Tuning gravitational-wave detector networks to measure compact binary mergers

TL;DR

This paper introduces an algorithm for tuning gravitational-wave detector networks to optimize the measurement of merger waves from compact binaries, especially neutron stars, by combining broad-band and narrow-band detectors.

Contribution

It presents a novel tuning algorithm that adapts detector network configurations based on prior measurements to improve high-frequency gravitational wave detection.

Findings

The algorithm effectively improves measurement accuracy over multiple iterations.

Tuning depends on signal strength, number of narrow-band detectors, and wave characteristics.

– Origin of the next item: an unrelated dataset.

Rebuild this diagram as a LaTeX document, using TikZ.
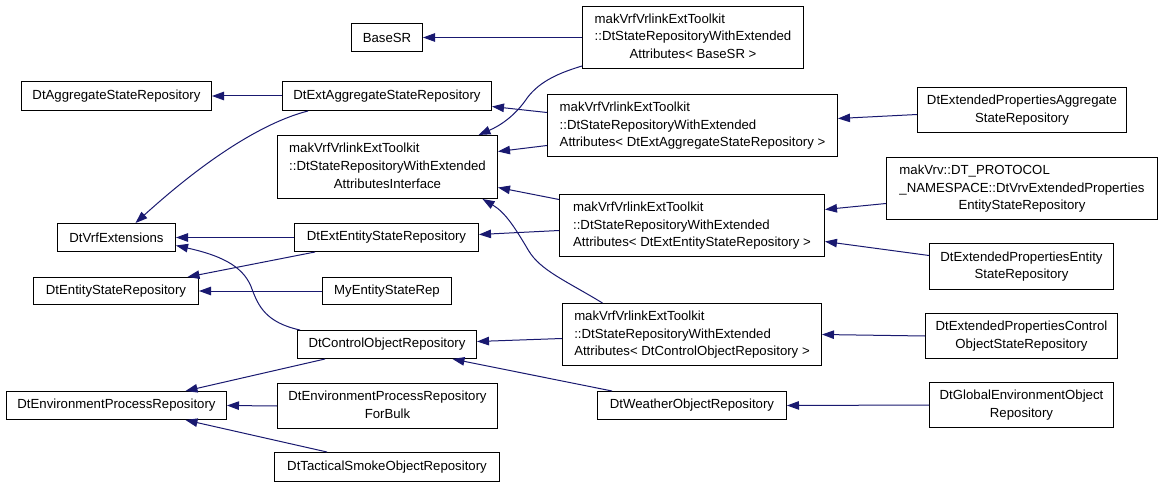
\documentclass[tikz,border=0pt]{standalone}
\usepackage{fontspec}
\setmainfont{Liberation Sans}
\usetikzlibrary{arrows.meta,calc}
\definecolor{edgeblue}{HTML}{191970}
\newcommand{\dxlab}[2]{\begin{tabular}{@{}l@{}}#1\\\multicolumn{1}{@{}c@{}}{#2}\end{tabular}}
\begin{document}
\begin{tikzpicture}[x=1pt,y=-1pt,
  box/.style={draw=black, fill=white, line width=1pt, inner sep=0pt, rectangle,
    font=\fontsize{13.2}{17.5}\selectfont},
  edge/.style={draw=edgeblue, line width=1pt, -{Triangle[length=12pt,width=8.5pt]}, edgeblue}]
\fill[white] (0,0) rectangle (1163,487);
\path[use as bounding box] (0,0) rectangle (1163,487);
\begin{scope}[shift={(0.5,0.5)}]
% column 1
\node[box, minimum width=190pt, minimum height=29pt] (DtAgg) at (116,95.5) {DtAggregateStateRepository};
\node[box, minimum width=118pt, minimum height=28pt] (DtVrfExt) at (116,237) {DtVrfExtensions};
\node[box, minimum width=165pt, minimum height=27pt] (DtEntity) at (115.5,290.5) {DtEntityStateRepository};
\node[box, minimum width=220pt, minimum height=28pt] (DtEnvProc) at (116,405) {DtEnvironmentProcessRepository};

% column 2
\node[box, minimum width=71pt, minimum height=28pt] (BaseSR) at (386.5,37) {BaseSR};
\node[box, minimum width=209pt, minimum height=29pt] (DtExtAgg) at (386.5,95.5) {DtExtAggregateStateRepository};
\node[box, minimum width=220pt, minimum height=63pt] (Interface) at (387,166.5) {\dxlab{makVrfVrlinkExtToolkit\\::DtStateRepositoryWithExtended}{AttributesInterface}};
\node[box, minimum width=184pt, minimum height=28pt] (DtExtEntity) at (386,237) {DtExtEntityStateRepository};
\node[box, minimum width=129pt, minimum height=27pt] (MyEntity) at (386.5,290.5) {MyEntityStateRep};
\node[box, minimum width=179pt, minimum height=28pt] (DtControlObj) at (386.5,344) {DtControlObjectRepository};
\node[box, minimum width=220pt, minimum height=45pt] (DtEnvProcBulk) at (387,405.5) {\dxlab{DtEnvironmentProcessRepository}{ForBulk}};
\node[box, minimum width=225pt, minimum height=29pt] (DtTactical) at (386.5,466.5) {DtTacticalSmokeObjectRepository};

% column 3
\node[box, minimum width=221pt, minimum height=62pt] (TplBase) at (692.5,37) {\dxlab{makVrfVrlinkExtToolkit\\::DtStateRepositoryWithExtended}{Attributes< BaseSR >}};
\node[box, minimum width=290pt, minimum height=62pt] (TplAgg) at (692,125) {\dxlab{makVrfVrlinkExtToolkit\\::DtStateRepositoryWithExtended}{Attributes< DtExtAggregateStateRepository >}};
\node[box, minimum width=265pt, minimum height=62pt] (TplEnt) at (691.5,225) {\dxlab{makVrfVrlinkExtToolkit\\::DtStateRepositoryWithExtended}{Attributes< DtExtEntityStateRepository >}};
\node[box, minimum width=259pt, minimum height=62pt] (TplCtrl) at (691.5,334) {\dxlab{makVrfVrlinkExtToolkit\\::DtStateRepositoryWithExtended}{Attributes< DtControlObjectRepository >}};
\node[box, minimum width=189pt, minimum height=28pt] (DtWeather) at (691.5,405) {DtWeatherObjectRepository};

% column 4
\node[box, minimum width=209pt, minimum height=45pt] (DtExtPropAgg) at (1021.5,109.5) {\dxlab{DtExtendedPropertiesAggregate}{StateRepository}};
\node[box, minimum width=271pt, minimum height=62pt] (DtVrv) at (1021.5,188) {\dxlab{makVrv::DT\_PROTOCOL\\\_NAMESPACE::DtVrvExtendedProperties}{EntityStateRepository}};
\node[box, minimum width=184pt, minimum height=46pt] (DtExtPropEntity) at (1021,266) {\dxlab{DtExtendedPropertiesEntity}{StateRepository}};
\node[box, minimum width=192pt, minimum height=45pt] (DtExtPropControl) at (1021,335.5) {\dxlab{DtExtendedPropertiesControl}{ObjectStateRepository}};
\node[box, minimum width=184pt, minimum height=45pt] (DtGlobalEnv) at (1021,404.5) {\dxlab{DtGlobalEnvironmentObject}{Repository}};

% edges (child -> base)
\draw[edge] (TplBase.west) -- (BaseSR.east);
\draw[edge] (DtExtAgg.west) -- (DtAgg.east);
\draw[edge] ($(DtExtAgg.south west)+(26,0)$) .. controls (270,120) and (215,150) .. ($(DtVrfExt.north)+(19,0)$);
\draw[edge] ($(TplAgg.west)+(0,-13)$) -- ($(DtExtAgg.east)+(0,10.5)$);
\draw[edge] ($(TplAgg.west)+(0,20)$) -- ($(Interface.east)+(0,-15.5)$);
\draw[edge] ($(TplBase.south west)+(0,-3)$) .. controls (560,72) and (540,80) .. (527,97) .. controls (515,115) and (500,125) .. ($(Interface.north)+(91,0)$);
\draw[edge] ($(TplEnt.west)+(0,-26)$) -- ($(Interface.east)+(0,20.5)$);
\draw[edge] ($(TplEnt.west)+(0,5)$) -- ($(DtExtEntity.east)+(0,-3)$);
\draw[edge] ($(TplCtrl.north)+(-89.5,0)$) .. controls (565,280) and (540,270) .. (528,250) .. controls (515,228) and (505,212) .. ($(Interface.south)+(95,0)$);
\draw[edge] (DtExtEntity.west) -- (DtVrfExt.east);
\draw[edge] ($(DtExtEntity.south west)+(21,0)$) -- ($(DtEntity.north)+(71.5,0)$);
\draw[edge] (MyEntity.west) -- (DtEntity.east);
\draw[edge] ($(DtControlObj.north west)+(3,0)$) .. controls (265,322) and (258,305) .. (252,290) .. controls (245,268) and (225,256) .. ($(DtVrfExt.east)+(0,8)$);
\draw[edge] ($(TplCtrl.west)+(0,4)$) -- ($(DtControlObj.east)+(0,-3)$);
\draw[edge] ($(DtWeather.north west)+(15,0)$) -- ($(DtControlObj.south)+(65.5,0)$);
\draw[edge] ($(DtControlObj.south west)+(28,0)$) -- ($(DtEnvProc.north)+(69,0)$);
\draw[edge] (DtEnvProcBulk.west) -- (DtEnvProc.east);
\draw[edge] ($(DtTactical.north west)+(53,0)$) -- ($(DtEnvProc.south)+(69,0)$);
\draw[edge] ($(DtExtPropAgg.west)+(0,4.5)$) -- ($(TplAgg.east)+(0,-7)$);
\draw[edge] ($(DtVrv.west)+(0,15)$) -- ($(TplEnt.east)+(0,-16)$);
\draw[edge] ($(DtExtPropEntity.west)+(0,-11)$) -- ($(TplEnt.east)+(0,16)$);
\draw[edge] (DtExtPropControl.west) -- (TplCtrl.east);
\draw[edge] (DtGlobalEnv.west) -- (DtWeather.east);
\end{scope}
\end{tikzpicture}
\end{document}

Future work will incorporate more realistic models of detectors and gravitational waves.

Abstract

Gravitational waves generated by the final merger of compact binary systems depend on the structure of the binary's members. If the binary contains neutron stars, measuring such waves can teach us about the properties of matter at extreme densities. Unfortunately, these waves are typically at high frequency where the sensitivity of broad-band detectors is not good. Learning about dense matter from these waves will require networks of broad-band detectors combined with narrow-band detectors that have good sensitivity at high frequencies. This paper presents an algorithm by which a network can be ``tuned'', in accordance with the best available information, in order to most effectively measure merger waves. The algorithm is presented in the context of a toy model that captures the qualitative features of narrow-band detectors and of certain binary neutron star merger wave models. By using what is learned from a sequence of merger measurements, the network can be gradually tuned in order to accurately measure the waves. The number of measurements needed to reach this stage depends upon the waves' signal strength, the number of narrow-band detectors available for the measurement, and the detailed characteristics of the waves that carry the merger information. Future studies will go beyond this toy model, encompassing a more realistic description of both the detectors and the gravitational waves.